The gut reaction of a lot of commentators was that Xi wanted to build up his ties with Kim by way of thumbing his nose at Trump for escalating the tariff war between the U.S. and China. What better than to conspire with North Korea against the U.S.?

Evans Revere, once a top U.S. diplomat in Seoul and Washington, takes a more nuanced view. He sees Xi wanting “to continue the effort the Chinese have been making since last year to repair ties with Pyongyang, reassert China’s role in the nuclear issue, and remind Pyongyang (and the U.S.) that China has interests that must be respected and a major stake in how issues are handled on the peninsula.”

It was “no accident,” Revere tells me, that “it has taken 14 years to realize a visit by a Chinese leader to Pyongyang, and even then Xi managed to spend barely 24 hours in Pyongyang.”

Xi’s visit might be seen as intended to get Kim talking again to the Americans despite Hanoi.

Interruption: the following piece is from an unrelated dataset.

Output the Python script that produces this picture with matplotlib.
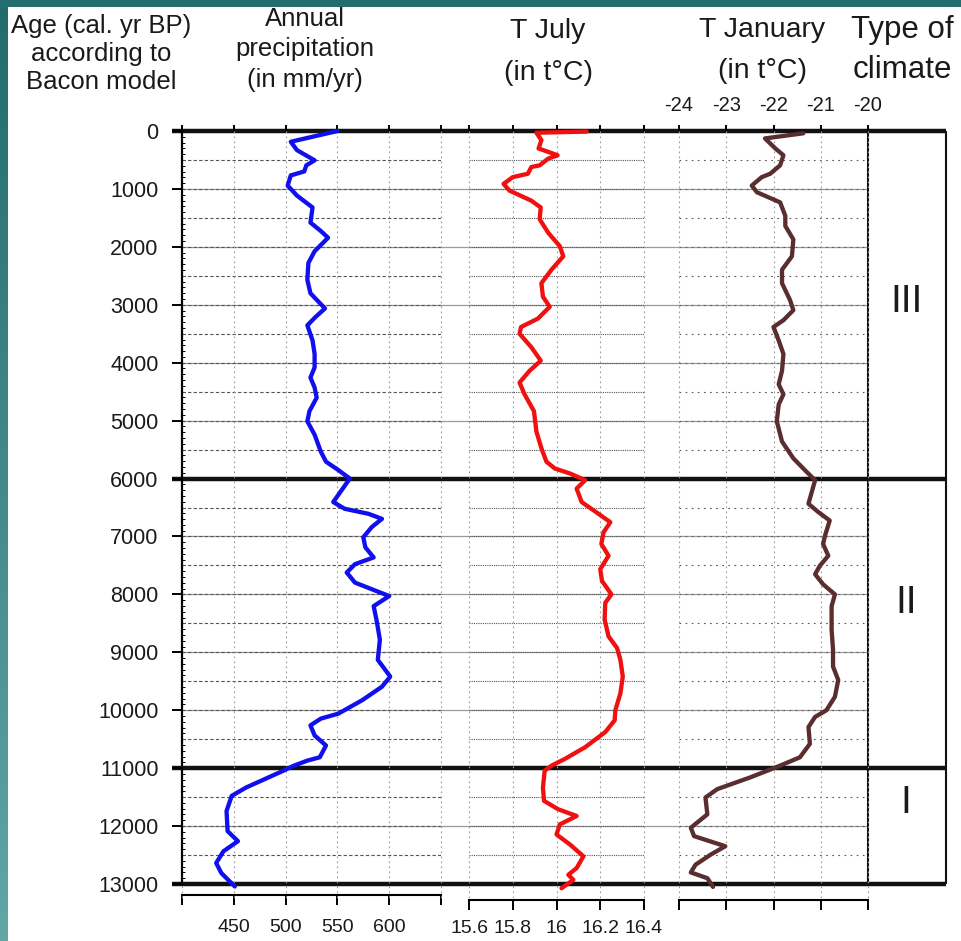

He would definitely have applauded Kim’s stated desire to focus on the economy rather than nuclear development if he is ever to persuade the U.S. and UN to do away with the sanctions imposed after all those nuclear and missile tests.

While saying all that to Trump, he’s also asking him to go for step-by-step just as Kim and Moon both are urging. It would be ridiculous for the U.S. to accept such a deal, however, knowing that Kim will never reciprocate by giving up, ever so slowly, his nukes and missiles.

With no solution in sight, Kim coming on down to embrace Trump at Panmunjom would still make for a great photo-op – a lot better than signing some empty document.